To save the precious BRAM for the most performance sensitive tasks (reassembly and MSPM), the packet buffer and DMA Engine use the less powerful eSRAM and DRAM available on the FPGA.

Both the reassembler and MSPM modules required careful design to meet their performance and memory targets.

The reassembler: processing fast and slow

The key objective of our Reassemble is to perform this re-ordering for 100K’s of flows, while operating at 100Gbps, within the memory limitations of the FPGA.

The FPGA hardware really wants to operate in a highly parallel mode using fixed size data structures. This works well until we consider out of order packet arrival. To accomodate out-of-order packets though, a memory dense structure such as a linked list works better.

The solution is to divide the reassembly pipeline into a fast path handling in-order flows using fixed size buffers and constant time operations, and a slow path handling the remaining out of order flows. The constant time operations on the fast path guarantee a processing rate of 25 million packets-per-second, enough to reach the 100Gbps target at 500B+ packets. The slow path can’t take advantage of constant time operations, but fortunately is less often used as most packets arrive in order. It’s also used when inserting new flows.

The fast path, new flow insertion, and out-of-order processing all synchronise over shared flow state using a cuckoo-hashing based hash table design from FlowBlaze.

MPSM: First things first

There are challenges in the design of the MSPM too.

To the best of our knowledge, there are no other hardware or software projects reporting multi-string matching of tens of thousands of strings at 100Gpbs.

Snort 3.0 uses Intel’s Hyperscan library for MSPM. The Hyperscan string matching library is parallelisable and provides an 8x speedup over software state-machine based string matchers. But a simple translation to FPGA would blow the memory budget, requiring about 25MB of BRAM.

By carefully staging the work, Pigasus manages to fit everything into just 2MB of BRAM. This means it even has capacity to do more work in the MSPM stage than Snort itself does, reducing the amount of packets that need to be passed to the full matcher.

At the end of the day, a packet must match all the patterns in a signature for the rule to be triggered. The key insight in Pigasus is that some tests can be done very cheaply in terms of time and memory, while others are more memory intensive. Put this together with the realisation that most packets and most indices don’t match any rules at all and a plan emerges: make a filtering pipeline that progressively narrows. At the start of the pipeline we can afford to run lots of memory-cheap filters in parallel. Only a subset of incoming packets make it past these filters, so we need less of the more memory intensive filters running in parallel behind them to achieve the desired line rate.

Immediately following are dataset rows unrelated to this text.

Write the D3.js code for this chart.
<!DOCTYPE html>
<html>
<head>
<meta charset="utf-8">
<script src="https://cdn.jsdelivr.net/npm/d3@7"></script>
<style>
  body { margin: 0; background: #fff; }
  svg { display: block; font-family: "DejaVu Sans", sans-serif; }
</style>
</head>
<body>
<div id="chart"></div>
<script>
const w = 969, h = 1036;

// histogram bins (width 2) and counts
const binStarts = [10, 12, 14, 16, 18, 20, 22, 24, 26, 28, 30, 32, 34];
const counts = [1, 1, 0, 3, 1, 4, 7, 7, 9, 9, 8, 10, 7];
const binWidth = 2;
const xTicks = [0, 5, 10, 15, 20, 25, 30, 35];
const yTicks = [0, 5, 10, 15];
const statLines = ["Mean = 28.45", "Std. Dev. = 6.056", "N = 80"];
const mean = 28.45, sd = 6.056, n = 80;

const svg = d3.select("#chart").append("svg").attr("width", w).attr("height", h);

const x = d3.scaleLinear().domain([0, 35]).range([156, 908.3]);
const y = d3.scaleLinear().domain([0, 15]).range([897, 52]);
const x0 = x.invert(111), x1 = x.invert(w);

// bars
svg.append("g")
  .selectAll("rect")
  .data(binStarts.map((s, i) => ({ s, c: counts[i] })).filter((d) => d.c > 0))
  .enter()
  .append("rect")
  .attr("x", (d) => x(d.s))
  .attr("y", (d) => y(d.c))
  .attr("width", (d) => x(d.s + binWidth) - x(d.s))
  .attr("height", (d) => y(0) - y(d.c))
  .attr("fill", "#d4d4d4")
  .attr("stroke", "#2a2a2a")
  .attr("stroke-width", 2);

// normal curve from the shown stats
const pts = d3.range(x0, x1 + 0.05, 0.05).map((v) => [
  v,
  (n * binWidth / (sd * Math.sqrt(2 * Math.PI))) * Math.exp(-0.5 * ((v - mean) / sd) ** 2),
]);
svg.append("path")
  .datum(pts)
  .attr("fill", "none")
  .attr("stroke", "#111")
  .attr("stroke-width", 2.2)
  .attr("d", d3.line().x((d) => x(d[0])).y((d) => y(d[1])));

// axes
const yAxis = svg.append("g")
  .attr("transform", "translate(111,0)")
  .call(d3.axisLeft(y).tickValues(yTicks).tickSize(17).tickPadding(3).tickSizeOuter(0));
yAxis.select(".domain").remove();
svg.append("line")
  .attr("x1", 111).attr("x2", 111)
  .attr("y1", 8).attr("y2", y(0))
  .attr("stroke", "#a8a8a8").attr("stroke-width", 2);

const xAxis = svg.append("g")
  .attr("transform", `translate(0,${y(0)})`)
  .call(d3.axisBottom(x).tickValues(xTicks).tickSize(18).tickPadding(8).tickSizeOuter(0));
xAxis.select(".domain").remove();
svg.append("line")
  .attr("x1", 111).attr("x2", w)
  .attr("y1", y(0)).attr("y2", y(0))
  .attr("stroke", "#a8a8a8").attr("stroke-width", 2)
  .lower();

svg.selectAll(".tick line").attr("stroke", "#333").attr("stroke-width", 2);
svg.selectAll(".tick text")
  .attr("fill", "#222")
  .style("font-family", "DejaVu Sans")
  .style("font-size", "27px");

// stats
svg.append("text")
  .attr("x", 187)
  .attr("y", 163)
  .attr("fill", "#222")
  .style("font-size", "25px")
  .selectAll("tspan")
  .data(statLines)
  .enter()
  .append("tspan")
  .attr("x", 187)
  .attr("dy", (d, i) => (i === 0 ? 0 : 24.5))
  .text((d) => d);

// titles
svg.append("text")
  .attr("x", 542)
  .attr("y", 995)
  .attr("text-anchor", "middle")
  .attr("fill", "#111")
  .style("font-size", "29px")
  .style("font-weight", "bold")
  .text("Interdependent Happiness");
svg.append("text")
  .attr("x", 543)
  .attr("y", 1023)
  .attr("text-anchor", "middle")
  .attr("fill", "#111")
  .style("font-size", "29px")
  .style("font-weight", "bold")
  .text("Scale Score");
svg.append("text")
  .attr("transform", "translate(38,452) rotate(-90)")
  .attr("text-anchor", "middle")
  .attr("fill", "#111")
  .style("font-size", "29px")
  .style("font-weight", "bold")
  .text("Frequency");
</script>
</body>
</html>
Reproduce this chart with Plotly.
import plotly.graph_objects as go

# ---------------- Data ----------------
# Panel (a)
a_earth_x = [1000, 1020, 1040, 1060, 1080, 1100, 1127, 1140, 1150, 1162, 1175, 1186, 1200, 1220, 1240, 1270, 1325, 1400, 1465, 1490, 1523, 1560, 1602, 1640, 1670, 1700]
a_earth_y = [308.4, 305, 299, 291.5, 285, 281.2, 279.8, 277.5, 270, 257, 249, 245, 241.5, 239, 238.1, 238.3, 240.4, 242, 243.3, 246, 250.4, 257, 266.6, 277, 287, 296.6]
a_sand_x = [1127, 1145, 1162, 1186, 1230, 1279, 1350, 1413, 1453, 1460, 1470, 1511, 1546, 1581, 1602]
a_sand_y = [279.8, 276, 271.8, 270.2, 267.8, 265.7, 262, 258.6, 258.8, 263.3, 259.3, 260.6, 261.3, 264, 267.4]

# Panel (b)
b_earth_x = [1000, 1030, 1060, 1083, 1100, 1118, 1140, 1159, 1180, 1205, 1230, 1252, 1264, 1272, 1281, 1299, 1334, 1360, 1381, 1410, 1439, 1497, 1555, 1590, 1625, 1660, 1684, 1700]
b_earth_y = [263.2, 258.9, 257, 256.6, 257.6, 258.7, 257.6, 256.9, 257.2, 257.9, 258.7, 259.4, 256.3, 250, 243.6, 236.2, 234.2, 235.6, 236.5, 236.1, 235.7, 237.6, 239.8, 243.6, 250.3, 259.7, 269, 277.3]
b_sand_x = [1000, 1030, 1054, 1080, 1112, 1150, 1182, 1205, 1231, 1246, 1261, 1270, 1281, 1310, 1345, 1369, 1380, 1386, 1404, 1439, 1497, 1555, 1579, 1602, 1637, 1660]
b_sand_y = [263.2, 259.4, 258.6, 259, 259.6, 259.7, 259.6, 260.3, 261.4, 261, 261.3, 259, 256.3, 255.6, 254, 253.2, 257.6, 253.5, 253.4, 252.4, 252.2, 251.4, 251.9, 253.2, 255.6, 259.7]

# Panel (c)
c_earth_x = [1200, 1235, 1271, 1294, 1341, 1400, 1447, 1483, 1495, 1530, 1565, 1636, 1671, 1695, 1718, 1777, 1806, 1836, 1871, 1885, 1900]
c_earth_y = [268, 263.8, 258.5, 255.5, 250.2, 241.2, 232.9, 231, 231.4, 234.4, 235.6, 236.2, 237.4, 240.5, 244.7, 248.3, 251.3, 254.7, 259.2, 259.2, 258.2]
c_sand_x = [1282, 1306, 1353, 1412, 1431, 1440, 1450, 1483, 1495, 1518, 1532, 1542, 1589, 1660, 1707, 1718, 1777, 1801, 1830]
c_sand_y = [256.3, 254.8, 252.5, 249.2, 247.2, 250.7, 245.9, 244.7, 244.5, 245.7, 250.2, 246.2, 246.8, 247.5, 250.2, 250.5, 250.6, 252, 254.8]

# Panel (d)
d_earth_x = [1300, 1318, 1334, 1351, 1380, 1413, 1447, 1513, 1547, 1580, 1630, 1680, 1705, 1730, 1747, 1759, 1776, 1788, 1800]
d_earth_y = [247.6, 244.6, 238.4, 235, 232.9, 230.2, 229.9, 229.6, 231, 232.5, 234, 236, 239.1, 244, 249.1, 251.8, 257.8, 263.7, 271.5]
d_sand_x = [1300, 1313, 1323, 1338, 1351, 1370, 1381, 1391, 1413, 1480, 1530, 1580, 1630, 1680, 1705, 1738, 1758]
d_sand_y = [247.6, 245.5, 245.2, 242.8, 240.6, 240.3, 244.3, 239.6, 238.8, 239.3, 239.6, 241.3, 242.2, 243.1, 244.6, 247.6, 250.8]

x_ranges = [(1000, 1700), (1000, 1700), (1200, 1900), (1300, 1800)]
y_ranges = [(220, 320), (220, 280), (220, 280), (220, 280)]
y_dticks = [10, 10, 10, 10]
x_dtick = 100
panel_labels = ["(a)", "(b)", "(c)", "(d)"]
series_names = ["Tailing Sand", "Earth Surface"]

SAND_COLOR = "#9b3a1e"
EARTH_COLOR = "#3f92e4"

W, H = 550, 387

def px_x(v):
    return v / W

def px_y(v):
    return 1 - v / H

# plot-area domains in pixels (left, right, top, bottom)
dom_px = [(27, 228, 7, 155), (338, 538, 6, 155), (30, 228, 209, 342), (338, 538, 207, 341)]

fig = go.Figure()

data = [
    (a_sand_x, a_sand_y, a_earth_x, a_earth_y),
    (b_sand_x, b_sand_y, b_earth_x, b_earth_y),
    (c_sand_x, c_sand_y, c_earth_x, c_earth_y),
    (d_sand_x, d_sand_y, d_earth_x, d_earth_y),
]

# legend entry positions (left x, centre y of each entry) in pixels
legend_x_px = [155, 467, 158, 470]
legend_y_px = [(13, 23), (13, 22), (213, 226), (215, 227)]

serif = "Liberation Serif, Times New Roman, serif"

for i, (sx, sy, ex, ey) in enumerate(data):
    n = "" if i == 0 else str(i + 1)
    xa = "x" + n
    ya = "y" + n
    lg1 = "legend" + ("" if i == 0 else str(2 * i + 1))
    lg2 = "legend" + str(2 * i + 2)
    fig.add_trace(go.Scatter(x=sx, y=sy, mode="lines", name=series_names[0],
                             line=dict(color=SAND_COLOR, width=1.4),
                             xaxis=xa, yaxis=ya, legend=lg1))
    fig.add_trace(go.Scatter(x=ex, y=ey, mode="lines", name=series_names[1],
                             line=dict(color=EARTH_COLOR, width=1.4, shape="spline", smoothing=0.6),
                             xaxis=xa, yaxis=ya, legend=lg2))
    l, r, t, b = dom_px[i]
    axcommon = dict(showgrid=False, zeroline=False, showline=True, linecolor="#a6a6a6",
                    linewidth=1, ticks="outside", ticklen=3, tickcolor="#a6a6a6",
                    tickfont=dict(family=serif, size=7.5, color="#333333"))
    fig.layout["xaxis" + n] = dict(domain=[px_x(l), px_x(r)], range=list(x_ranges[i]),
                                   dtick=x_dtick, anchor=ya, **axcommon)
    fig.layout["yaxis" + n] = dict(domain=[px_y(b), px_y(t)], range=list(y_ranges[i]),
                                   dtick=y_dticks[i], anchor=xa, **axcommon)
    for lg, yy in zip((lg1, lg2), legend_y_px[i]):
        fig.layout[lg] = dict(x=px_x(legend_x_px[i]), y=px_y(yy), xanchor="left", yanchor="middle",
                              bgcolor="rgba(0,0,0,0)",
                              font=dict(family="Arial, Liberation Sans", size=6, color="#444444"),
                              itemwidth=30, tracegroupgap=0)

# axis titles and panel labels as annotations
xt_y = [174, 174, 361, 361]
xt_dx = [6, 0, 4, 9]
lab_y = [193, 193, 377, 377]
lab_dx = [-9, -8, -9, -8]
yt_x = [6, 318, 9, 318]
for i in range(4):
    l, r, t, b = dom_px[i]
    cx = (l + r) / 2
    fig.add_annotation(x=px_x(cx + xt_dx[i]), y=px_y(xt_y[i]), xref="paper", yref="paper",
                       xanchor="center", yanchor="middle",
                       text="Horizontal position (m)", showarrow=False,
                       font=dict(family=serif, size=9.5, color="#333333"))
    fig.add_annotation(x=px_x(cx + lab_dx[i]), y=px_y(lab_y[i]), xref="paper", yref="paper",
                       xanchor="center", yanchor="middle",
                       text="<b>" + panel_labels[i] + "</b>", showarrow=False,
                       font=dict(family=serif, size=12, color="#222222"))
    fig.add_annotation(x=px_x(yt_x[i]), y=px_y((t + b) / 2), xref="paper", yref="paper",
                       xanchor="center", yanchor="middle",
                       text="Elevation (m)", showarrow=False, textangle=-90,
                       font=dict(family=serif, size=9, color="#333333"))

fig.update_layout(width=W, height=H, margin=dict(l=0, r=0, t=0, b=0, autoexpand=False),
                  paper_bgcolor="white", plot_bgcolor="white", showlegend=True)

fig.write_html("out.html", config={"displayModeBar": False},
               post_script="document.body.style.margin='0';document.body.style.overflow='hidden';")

Applying this filter first allows us to use fewer replicas of subsequent data structures (which are larger and more expensive), since most bytestream indices have already been filtered out by the string matcher. This enables high (effective) parallelism with a lower memory overhead.

This strategy is so effective that whereas Snort passes a packet to the full matcher if any filter matches, Pigasus is able to test for all string matches and further reduce the fraction of packets that head to the CPU for full-matching to just 5%. This testing is performed in parallel using a bloom-filter like representation, see §5.2 in the paper for details.

Headline results

Our experiments with a variety of traces show that Pigasus can support 100Gbps using an average of 5 cores and 1 FPGA, using 38x less power than a CPU-only approach.

There’s a full evaluation in §6 of the paper which I don’t have space to cover here. The headline is that Pigasus meets its design objectives using 23-200 fewer cores than Snort, and 18-62x less power!

The design of Pigasus is a singular proof point that a seemingly unattainable goal (…) on a single server is well within our grasp… Given the future hardware roadmaps of FPGAs and SmartNICs, we believe that our insights and successes can more broadly inform in-network acceleration beyond IDS/IPS as well.